After the podcast was recorded, we dove into the actual workshop. We began by discussing our writing-related fears and discovered that they were not only shared by most everybody in the room, but also that they are usually related to the fear of creating itself.
We wouldn’t like to give too much away, but Tara had come prepared with the perfect counter-strategy! Exploring the etymology of prose and verse, lots of laughter, punchy quotes and ancient Romanian architecture were just a few of the ingredients of the complex and potent Skurtu antidote.
Tara even stayed on for a bit longer than originally planned, so we still had the opportunity to put one of her writing methods into practice. Under her guidance, we transformed long-buried memories into the first draft of a real text – and in less than 20 minutes to boot!

Tara, if you’re ever back in Vienna, we’d be honoured if you dropped by the Uni-Verse once more – we had a blast 🙂

And finally, we shall let the highly focussed, beaming and giggly faces in the following pictures speak for themselves.

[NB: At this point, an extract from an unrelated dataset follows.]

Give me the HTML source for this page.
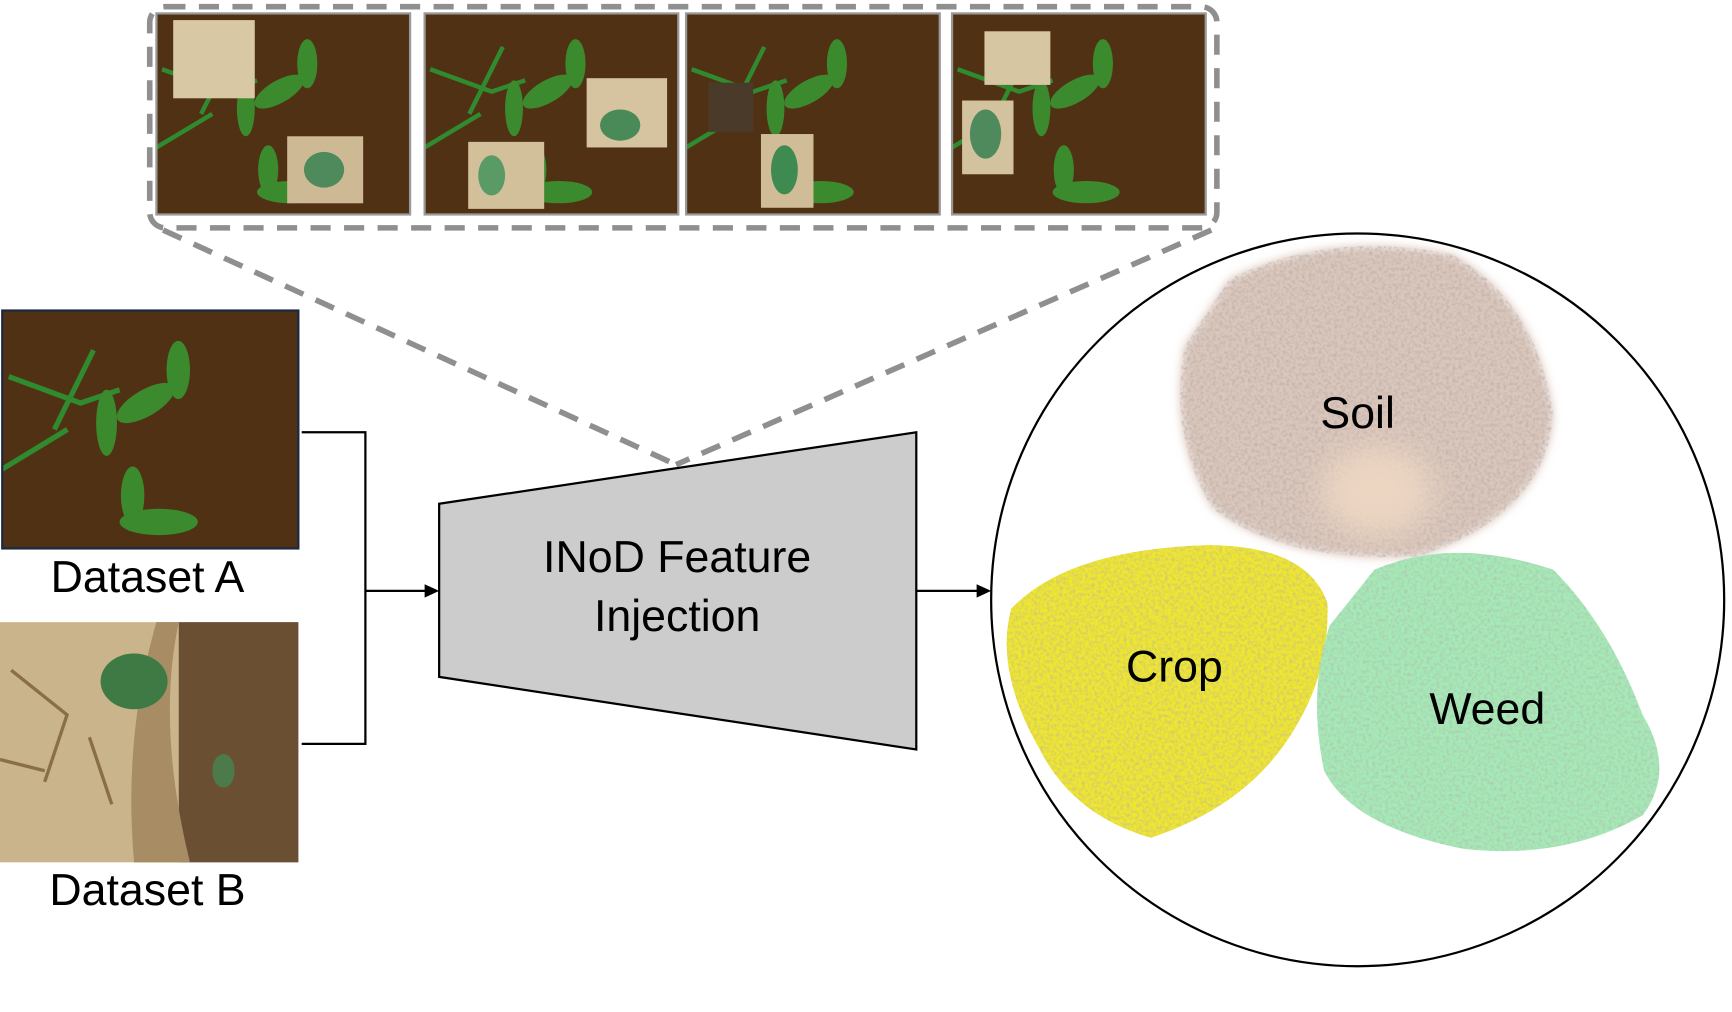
<!DOCTYPE html>
<html><head><meta charset="utf-8"><style>
html,body{margin:0;padding:0;background:#fff;width:1732px;height:1012px;overflow:hidden}
svg{display:block}
text{font-family:"Liberation Sans",sans-serif;fill:#000}
</style></head><body>
<svg width="1732" height="1012" viewBox="0 0 1550 906" preserveAspectRatio="none" xmlns="http://www.w3.org/2000/svg">
<defs>
<filter id="speck" x="0" y="0" width="100%" height="100%">
<feTurbulence type="fractalNoise" baseFrequency="0.35" numOctaves="2" seed="3"/>
<feColorMatrix values="0 0 0 0 0.45  0 0 0 0 0.42  0 0 0 0 0.42  0 0 0 -2.2 1.35"/>
<feComposite in2="SourceGraphic" operator="in"/>
</filter>
<filter id="blur" x="-50%" y="-50%" width="200%" height="200%"><feGaussianBlur stdDeviation="14"/></filter>
<filter id="soft" x="-10%" y="-10%" width="120%" height="120%"><feGaussianBlur stdDeviation="4"/></filter>
<g id="photo">
<rect width="227" height="180" fill="#4b2d12"/>
<rect width="227" height="180" fill="#5a3716" opacity="0.4"/>
<path d="M5 50 L60 70 L90 60 M40 90 L70 30 M0 120 L50 90" stroke="#2f8a30" stroke-width="4" fill="none"/>
<ellipse cx="110" cy="70" rx="25" ry="10" fill="#3b8a2e" transform="rotate(-30 110 70)"/>
<ellipse cx="80" cy="85" rx="8" ry="25" fill="#3b8a2e"/>
<ellipse cx="135" cy="45" rx="9" ry="22" fill="#3b8a2e"/>
<ellipse cx="120" cy="160" rx="30" ry="10" fill="#3b8a2e"/>
<ellipse cx="100" cy="140" rx="9" ry="22" fill="#3b8a2e"/>
</g>
</defs>

<rect x="134" y="6" width="955" height="198" rx="14" fill="none" stroke="#8f8f8f" stroke-width="5" stroke-dasharray="18 12"/>
<line x1="146" y1="206" x2="605" y2="416" stroke="#8f8f8f" stroke-width="5" stroke-dasharray="18 12"/>
<line x1="1084" y1="206" x2="605" y2="416" stroke="#8f8f8f" stroke-width="5" stroke-dasharray="18 12"/>

<g transform="translate(140,12)"><use href="#photo"/><rect x="15" y="6" width="73" height="70" fill="#d9c8a4"/><rect x="117" y="110" width="68" height="60" fill="#cdb993"/><ellipse cx="150" cy="140" rx="18" ry="16" fill="#4f8a5c"/></g>
<g transform="translate(380,12)"><use href="#photo"/><rect x="145" y="58" width="72" height="62" fill="#d6c4a0"/><ellipse cx="175" cy="100" rx="18" ry="14" fill="#4a8a58"/><rect x="39" y="115" width="68" height="60" fill="#d2c09b"/><ellipse cx="60" cy="145" rx="12" ry="18" fill="#5a9a64"/></g>
<g transform="translate(614,12)"><use href="#photo"/><rect x="20" y="62" width="40" height="44" fill="#4a3a2a"/><rect x="67" y="108" width="47" height="66" fill="#d0bc96"/><ellipse cx="88" cy="140" rx="12" ry="22" fill="#3f8a50"/></g>
<g transform="translate(852,12)"><use href="#photo"/><rect x="29" y="16" width="59" height="48" fill="#d6c6a2"/><rect x="9" y="78" width="46" height="66" fill="#d2c29e"/><ellipse cx="30" cy="108" rx="14" ry="22" fill="#4f8a5c"/></g>
<rect x="140" y="12" width="227" height="180" fill="none" stroke="#999" stroke-width="2"/>
<rect x="380" y="12" width="227" height="180" fill="none" stroke="#999" stroke-width="2"/>
<rect x="614" y="12" width="227" height="180" fill="none" stroke="#999" stroke-width="2"/>
<rect x="852" y="12" width="227" height="180" fill="none" stroke="#999" stroke-width="2"/>

<g transform="translate(2,278) scale(1.167,1.183)"><use href="#photo"/></g>
<rect x="2" y="278" width="265" height="213" fill="none" stroke="#1b2a44" stroke-width="2"/>
<rect x="0" y="557" width="267" height="215" fill="#c9b48c"/>
<rect x="160" y="557" width="107" height="215" fill="#6b4f33"/>
<path d="M160 557 Q140 650 170 772 L120 772 Q110 660 140 557Z" fill="#a88c64"/>
<path d="M10 600 L60 640 L40 700 M80 660 L100 720 M0 680 L40 690" stroke="#8a6e4a" stroke-width="3" fill="none"/>
<ellipse cx="120" cy="610" rx="30" ry="25" fill="#3f7a44"/>
<ellipse cx="200" cy="690" rx="10" ry="15" fill="#4d7a4a"/>

<text x="132" y="530" font-size="40" text-anchor="middle">Dataset A</text>
<text x="132" y="810" font-size="40" text-anchor="middle">Dataset B</text>

<polyline points="270,387 327,387 327,666 270,666" fill="none" stroke="#000" stroke-width="2"/>
<line x1="327" y1="529" x2="383" y2="529" stroke="#000" stroke-width="2"/>
<polygon points="393,529 380,523 380,535" fill="#000"/>
<polygon points="393,451 820,387 820,671 393,606" fill="#cccccc" stroke="#000" stroke-width="2"/>
<text x="606" y="512" font-size="40" text-anchor="middle">INoD Feature</text>
<text x="606" y="565" font-size="40" text-anchor="middle">Injection</text>
<line x1="820" y1="529" x2="877" y2="529" stroke="#000" stroke-width="2"/>
<polygon points="887,529 874,523 874,535" fill="#000"/>

<ellipse cx="1215" cy="537" rx="328" ry="328" fill="#fff" stroke="#000" stroke-width="2"/>
<g filter="url(#soft)">
<path d="M1100 250 Q1190 205 1300 228 Q1375 270 1390 370 Q1385 460 1270 498 Q1150 505 1085 455 Q1045 390 1060 310Z" fill="#dcc6ba"/>
</g>
<path d="M1100 250 Q1190 205 1300 228 Q1375 270 1390 370 Q1385 460 1270 498 Q1150 505 1085 455 Q1045 390 1060 310Z" fill="#fff" filter="url(#speck)" opacity="0.7"/>
<ellipse cx="1232" cy="440" rx="50" ry="40" fill="#ecd6c2" filter="url(#blur)"/>
<path d="M905 545 Q955 492 1080 488 Q1170 488 1188 540 Q1190 600 1160 650 Q1120 720 1030 750 Q960 730 930 670 Q890 600 905 545Z" fill="#efe630"/>
<path d="M905 545 Q955 492 1080 488 Q1170 488 1188 540 Q1190 600 1160 650 Q1120 720 1030 750 Q960 730 930 670 Q890 600 905 545Z" fill="#efe630" filter="url(#speck)" opacity="0.5"/>
<path d="M1230 510 Q1300 480 1390 510 Q1440 560 1470 640 Q1500 690 1470 730 Q1400 770 1310 760 Q1210 740 1185 690 Q1170 620 1190 560Z" fill="#a5eab6"/>
<path d="M1230 510 Q1300 480 1390 510 Q1440 560 1470 640 Q1500 690 1470 730 Q1400 770 1310 760 Q1210 740 1185 690 Q1170 620 1190 560Z" fill="#a5eab6" filter="url(#speck)" opacity="0.5"/>
<text x="1215" y="383" font-size="40" text-anchor="middle">Soil</text>
<text x="1051" y="610" font-size="40" text-anchor="middle">Crop</text>
<text x="1331" y="648" font-size="40" text-anchor="middle">Weed</text>
</svg>
</body></html>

Pictures from the workshop:

Tara’s online nesting places:

Appetizers:

7:32 AM
(originally published here)

I drive below the speed limit
past businesses not yet open,

a house with only one lit room,
pastures of Black Angus grazing.

I roll down the window, rest
my elbow, lean my face

against my palm. Realize
I haven’t eaten. Right now

Gramma would’ve been fixing
breakfast. Weekends at her house

I’d wake while she poached eggs,
halved a grapefruit, filled

my bowl with stale corn flakes
and raisin bran, overripe star fruit—

the shuffle of her plastic-
bottomed slippers on the tile,

gurgle and drip of the coffee
maker, the kitchen radio playing

soft and easy hits from the past.

Biter
(originally published here)

Before you knew words, you’d toddle
open-mouthed, chomp down on the leg

of a table, couch arm, seated ass
of a grown-up. In a memory that isn’t

quite mine, you took a chunk
of my cheek between your square

milk teeth. I bit back, and Mom snapped
a close-up. On my right cheek, an imperfect

Morse of dashes shapes your open mouth—
and on your left, my more perfected bite.

Thank you so much for the wonderful workshop, Tara!